Your answer should be one number: how many lines of the records hold the string "Reproduce".

## start

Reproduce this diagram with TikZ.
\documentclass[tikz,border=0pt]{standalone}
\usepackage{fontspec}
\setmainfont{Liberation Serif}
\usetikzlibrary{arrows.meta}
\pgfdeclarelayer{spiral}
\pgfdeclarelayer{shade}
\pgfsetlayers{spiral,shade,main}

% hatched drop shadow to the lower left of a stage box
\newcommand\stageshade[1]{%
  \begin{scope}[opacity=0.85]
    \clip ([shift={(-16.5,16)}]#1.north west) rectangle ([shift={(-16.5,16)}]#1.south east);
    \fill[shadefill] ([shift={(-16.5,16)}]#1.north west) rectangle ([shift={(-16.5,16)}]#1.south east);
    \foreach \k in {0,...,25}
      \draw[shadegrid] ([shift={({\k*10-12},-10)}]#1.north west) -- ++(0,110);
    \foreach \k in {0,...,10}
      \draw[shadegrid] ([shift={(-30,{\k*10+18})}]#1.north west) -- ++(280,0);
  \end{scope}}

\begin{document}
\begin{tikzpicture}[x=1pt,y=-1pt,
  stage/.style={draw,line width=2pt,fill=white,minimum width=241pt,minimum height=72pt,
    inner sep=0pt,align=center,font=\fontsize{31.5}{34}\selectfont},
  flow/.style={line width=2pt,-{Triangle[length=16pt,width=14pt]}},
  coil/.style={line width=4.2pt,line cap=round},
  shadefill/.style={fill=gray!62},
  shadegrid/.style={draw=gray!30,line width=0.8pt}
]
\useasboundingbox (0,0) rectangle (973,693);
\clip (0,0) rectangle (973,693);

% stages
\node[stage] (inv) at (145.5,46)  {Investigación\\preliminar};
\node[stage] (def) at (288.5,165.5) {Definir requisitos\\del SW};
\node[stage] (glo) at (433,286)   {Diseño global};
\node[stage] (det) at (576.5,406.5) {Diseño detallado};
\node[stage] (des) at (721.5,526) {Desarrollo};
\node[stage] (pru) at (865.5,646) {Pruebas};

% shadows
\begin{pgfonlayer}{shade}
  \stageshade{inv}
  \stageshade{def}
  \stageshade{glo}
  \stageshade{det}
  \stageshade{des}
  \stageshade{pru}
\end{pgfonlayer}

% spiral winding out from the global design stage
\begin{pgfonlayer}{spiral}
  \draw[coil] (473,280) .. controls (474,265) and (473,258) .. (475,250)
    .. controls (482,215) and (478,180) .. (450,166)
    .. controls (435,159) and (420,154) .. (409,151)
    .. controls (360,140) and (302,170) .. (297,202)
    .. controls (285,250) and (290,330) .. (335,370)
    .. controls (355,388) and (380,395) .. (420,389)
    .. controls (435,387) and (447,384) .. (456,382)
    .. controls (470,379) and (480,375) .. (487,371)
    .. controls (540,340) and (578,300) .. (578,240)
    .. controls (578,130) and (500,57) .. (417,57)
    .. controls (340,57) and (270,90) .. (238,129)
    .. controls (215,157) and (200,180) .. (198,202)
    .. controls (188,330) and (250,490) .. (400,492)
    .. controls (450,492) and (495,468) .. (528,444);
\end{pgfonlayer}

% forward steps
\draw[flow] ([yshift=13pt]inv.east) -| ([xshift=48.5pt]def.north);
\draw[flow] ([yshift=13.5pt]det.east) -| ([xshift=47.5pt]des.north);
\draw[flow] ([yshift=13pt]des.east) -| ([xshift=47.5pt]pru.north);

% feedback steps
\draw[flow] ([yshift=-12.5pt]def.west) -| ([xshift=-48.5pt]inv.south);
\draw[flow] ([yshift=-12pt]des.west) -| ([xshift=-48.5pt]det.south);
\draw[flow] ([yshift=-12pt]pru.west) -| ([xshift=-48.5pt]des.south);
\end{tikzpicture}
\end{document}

## end
## start

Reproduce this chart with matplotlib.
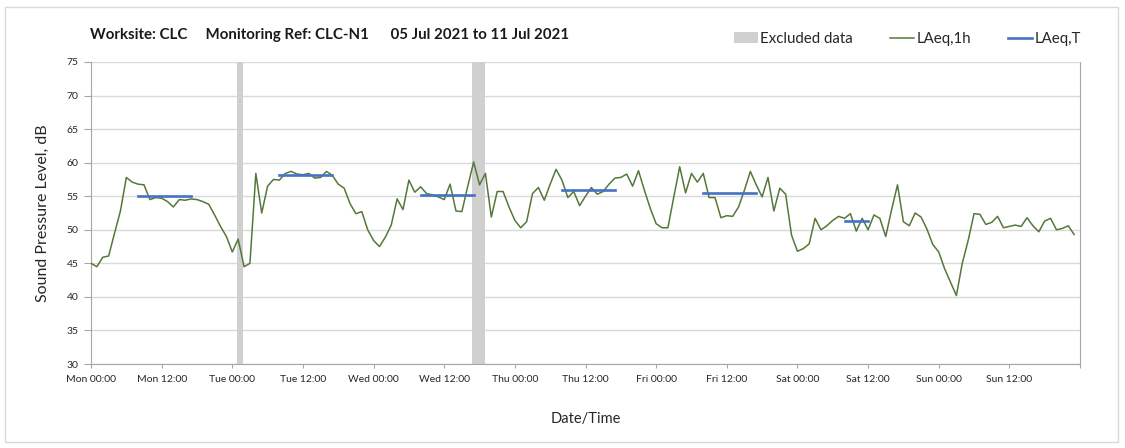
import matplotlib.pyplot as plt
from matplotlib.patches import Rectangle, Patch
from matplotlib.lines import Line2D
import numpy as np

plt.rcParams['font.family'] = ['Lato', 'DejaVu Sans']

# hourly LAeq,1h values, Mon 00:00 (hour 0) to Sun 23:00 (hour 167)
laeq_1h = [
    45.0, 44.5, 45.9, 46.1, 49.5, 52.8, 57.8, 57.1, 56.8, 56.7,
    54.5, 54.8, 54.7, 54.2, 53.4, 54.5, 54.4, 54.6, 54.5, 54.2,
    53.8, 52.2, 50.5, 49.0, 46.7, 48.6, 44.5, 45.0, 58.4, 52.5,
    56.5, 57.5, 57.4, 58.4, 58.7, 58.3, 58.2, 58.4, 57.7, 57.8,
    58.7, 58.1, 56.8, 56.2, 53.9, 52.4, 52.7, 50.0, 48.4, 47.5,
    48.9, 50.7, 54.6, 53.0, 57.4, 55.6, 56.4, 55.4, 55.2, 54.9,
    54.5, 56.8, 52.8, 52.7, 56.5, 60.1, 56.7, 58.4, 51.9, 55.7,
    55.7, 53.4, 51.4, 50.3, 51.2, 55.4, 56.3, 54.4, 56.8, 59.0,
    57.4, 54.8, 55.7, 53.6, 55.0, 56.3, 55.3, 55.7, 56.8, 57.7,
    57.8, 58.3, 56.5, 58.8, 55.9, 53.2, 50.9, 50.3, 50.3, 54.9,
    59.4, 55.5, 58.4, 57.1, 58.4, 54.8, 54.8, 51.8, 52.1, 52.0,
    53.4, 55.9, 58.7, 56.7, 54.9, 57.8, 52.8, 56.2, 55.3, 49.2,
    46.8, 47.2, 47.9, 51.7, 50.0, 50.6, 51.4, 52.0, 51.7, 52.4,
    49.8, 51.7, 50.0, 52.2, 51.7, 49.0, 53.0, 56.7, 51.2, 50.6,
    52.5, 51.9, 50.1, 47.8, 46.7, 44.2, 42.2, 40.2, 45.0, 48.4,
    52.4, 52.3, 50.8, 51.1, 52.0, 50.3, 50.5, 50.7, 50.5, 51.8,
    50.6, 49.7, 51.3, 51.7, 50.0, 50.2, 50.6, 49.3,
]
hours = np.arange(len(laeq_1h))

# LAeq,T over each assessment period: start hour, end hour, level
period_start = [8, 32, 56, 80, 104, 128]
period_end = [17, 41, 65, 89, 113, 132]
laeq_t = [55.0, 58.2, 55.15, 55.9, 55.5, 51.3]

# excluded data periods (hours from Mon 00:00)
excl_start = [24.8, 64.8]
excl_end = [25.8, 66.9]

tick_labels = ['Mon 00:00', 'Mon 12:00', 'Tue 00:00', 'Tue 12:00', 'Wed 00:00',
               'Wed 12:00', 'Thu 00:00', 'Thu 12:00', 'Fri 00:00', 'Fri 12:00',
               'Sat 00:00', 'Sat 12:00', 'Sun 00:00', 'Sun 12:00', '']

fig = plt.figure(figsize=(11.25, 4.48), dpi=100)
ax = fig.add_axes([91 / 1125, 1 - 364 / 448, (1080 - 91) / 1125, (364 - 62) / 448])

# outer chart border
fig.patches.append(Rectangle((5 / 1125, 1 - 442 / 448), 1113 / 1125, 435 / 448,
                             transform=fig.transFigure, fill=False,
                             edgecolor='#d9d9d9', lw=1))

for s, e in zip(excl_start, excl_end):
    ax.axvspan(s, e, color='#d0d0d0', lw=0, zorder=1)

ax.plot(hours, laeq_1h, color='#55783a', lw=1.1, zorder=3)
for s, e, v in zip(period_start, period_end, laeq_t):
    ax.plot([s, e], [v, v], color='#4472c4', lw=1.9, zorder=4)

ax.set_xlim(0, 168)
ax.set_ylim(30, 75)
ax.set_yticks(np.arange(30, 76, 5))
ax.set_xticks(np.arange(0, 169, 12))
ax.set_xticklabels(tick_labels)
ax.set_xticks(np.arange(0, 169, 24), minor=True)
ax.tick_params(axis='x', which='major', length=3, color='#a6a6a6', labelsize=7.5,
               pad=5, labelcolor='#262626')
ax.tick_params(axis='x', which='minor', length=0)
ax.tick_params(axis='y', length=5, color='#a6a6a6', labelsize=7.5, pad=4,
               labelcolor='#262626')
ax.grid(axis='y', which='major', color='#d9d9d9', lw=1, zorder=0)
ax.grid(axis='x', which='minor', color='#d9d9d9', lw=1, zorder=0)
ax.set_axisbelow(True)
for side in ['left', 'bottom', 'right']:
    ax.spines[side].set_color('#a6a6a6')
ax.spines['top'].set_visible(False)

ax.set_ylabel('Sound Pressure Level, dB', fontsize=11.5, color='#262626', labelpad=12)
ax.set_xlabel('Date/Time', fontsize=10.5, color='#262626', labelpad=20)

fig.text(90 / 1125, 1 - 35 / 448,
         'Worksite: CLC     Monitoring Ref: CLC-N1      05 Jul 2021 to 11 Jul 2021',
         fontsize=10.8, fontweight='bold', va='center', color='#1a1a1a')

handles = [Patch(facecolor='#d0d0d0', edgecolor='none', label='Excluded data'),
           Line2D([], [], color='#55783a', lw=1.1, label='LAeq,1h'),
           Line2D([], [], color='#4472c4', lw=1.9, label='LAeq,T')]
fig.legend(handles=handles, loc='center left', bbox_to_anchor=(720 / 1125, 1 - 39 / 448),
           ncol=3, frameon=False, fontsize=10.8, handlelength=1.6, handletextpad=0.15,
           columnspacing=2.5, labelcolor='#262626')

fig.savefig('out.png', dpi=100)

## end

- Answer to this exercise:
2